After breakfast we left Kumily for a trip of 110km with a total ascent of more then 1.000m, towards the west coast of India. While cycling over some mountains (max 1113m) we past beautiful tea plantages, luxury houses and a lot of churches, we definitely reached a different part of the country. It was really funny to see Michael, who we met yesterday, halfway our trip hanging and waving out of the bus! Thanks for the warm greetings!!!
The differences between Kerala and Tamil Nadu became very clear today. The Hindu religion in Tamil Nadu looks maybe a little weird and hard to understand for us, but the christians in Kerela are a little over exaggerating calling Kerala everywhere ‘God’s country’. Also the Hindu temples often look old and can use a little paintwork, the churches and mosques in Kerala all look very new and perfectly captured.
The number of cars outside of the cities is in Kerala much higher then in Tamil Nadu. As we are looking for a hotel and we take the shortest route in the opposite direction of the other traffic (as we’re used to in Tamil Nadu) we find out that there are traffic rules here which they even obey! A man makes clear to us that we’re driving in the wrong direction on a one way street (as we didn’t notice that ourselves) and that we have to turn around, he kept waiting till we did… Probably he was a retired policeman, he looked like it for sure!
Kerala looks like a total different world but the people are as friendly and welcoming to us as they were in Tamil Nadu.
After two days of cycling it should be a resting day. Instead of having a rest we booked a safari tour which means we had to get up at 4.30 to be at 6 o’clock at the gate of the Periyar tiger reserve.
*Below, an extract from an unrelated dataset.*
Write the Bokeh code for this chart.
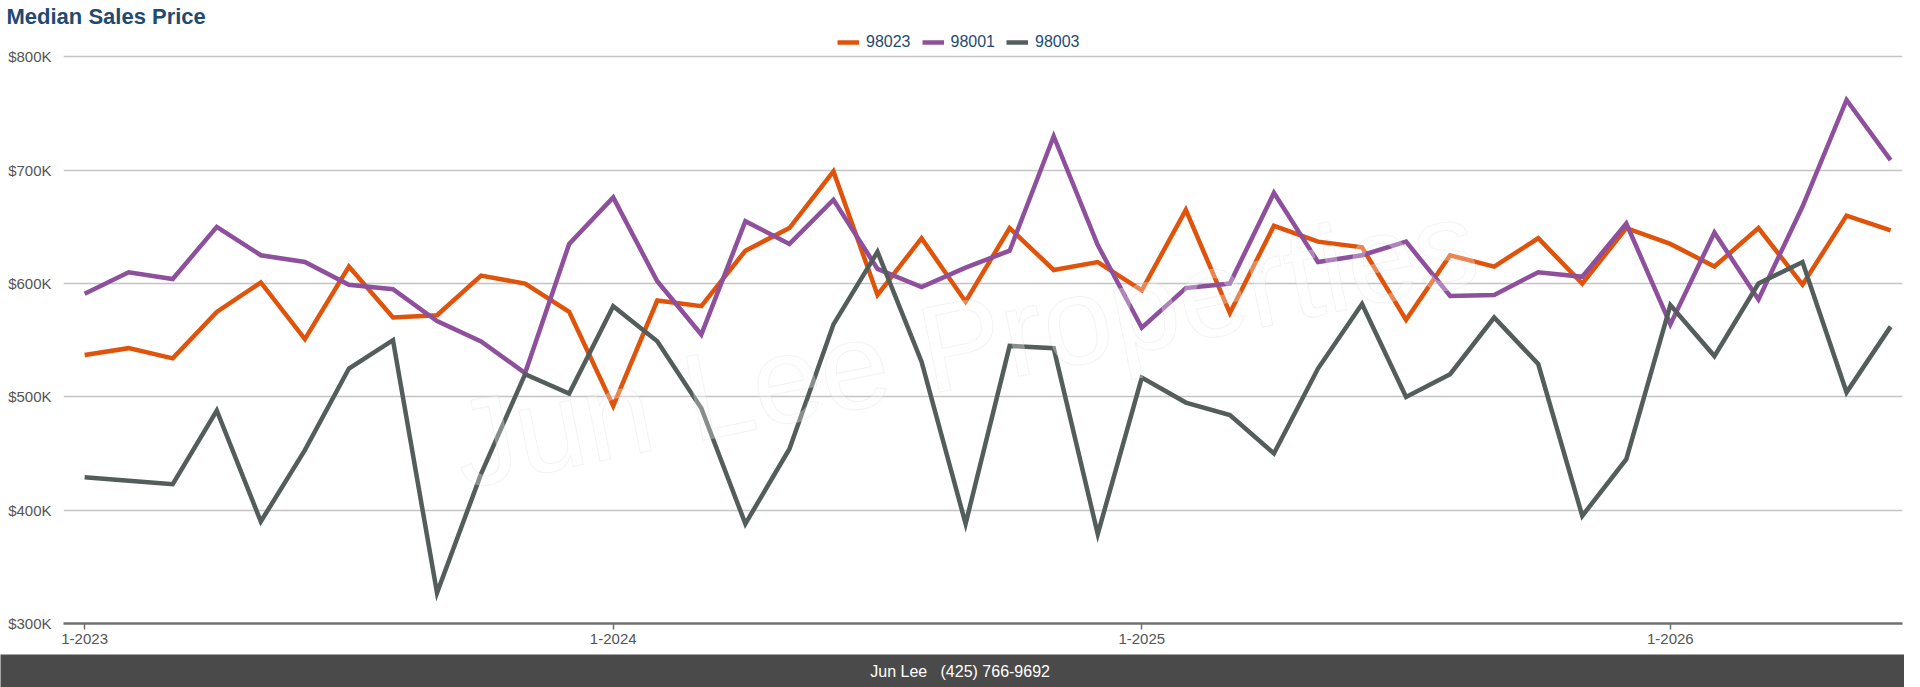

The name is a little strange as there are just 44 tigers and 1.300 elephants in a area of 777 square kilometers…
At 5.15 a noisy Mahindra jeep turned up and took us to a tea house first, then we joined the queue in front of the entrance of the parc.
When we were aloud to go in the parc the drivers did their best to be real guides to show us an elephant. When we stopped, all tourists were still waking up and having fun because of the drivers who run around full of energy. They saw some fresh elephant shit on the road and heard an elephant walking through the forest. They were trying so hard to see him. Sadly they didn’t succeed.
We drove further into the jungle to a sort of restaurant, had breakfast and got a real guide for a walking tour to see some more elephants… During this nice hike with Mohini, Andreas, Michael and our guide we saw a squirrel, a snake (very poisoned), an eagle and a wild chicken but no elephant. After a good lunch we had a relaxing boat trip to a probably fantastic waterfall during rain season, which is in october!
On our way back the drivers again turned into ‘guides’. This time they succeeded and so we went hunting for the elephant…
When we came back we had a nice Indian diner with our new friends and bought some home made chocolate and fresh cardemon and clove out of this region, so we can make our own massala tea at home!
We’re halfway and left Tamil Nadu today and are now in the province Kerala. After 55km of slow climbing the last 10km went up steeply. After the hard work we reached Kumily, the touristic spot for visiting the jungle and see some elephants, wild boar and tigers.
Today we first took a minor road which wasn’t on our map or GPS. With some screenshots of google-maps and the help of some locals we found the exact route. The route went through a beautiful area with banana trees, rice fields, grape orchard and palm trees, it looks like paradise.
When we stopped to watch some men climbing in a palm tree to cut some coconuts, they prepared two coconuts for us. Besides the nature also the bus drivers seem to be nicer then on earlier days. As we told earlier the traffic is mad but when cycling it’s ok. Only bus drivers are a nightmare! They seem to be the only ones in this country to be on a tight schedule. They don’t care about traffic rules (if they got them here), other road users or nice tranquil villages. They seem not to have or don’t know how to use their brakes, they just horn as hard and long as they can and blink with their lights if someone is driving in their way. We’ve been pushed of the road by a bus several times!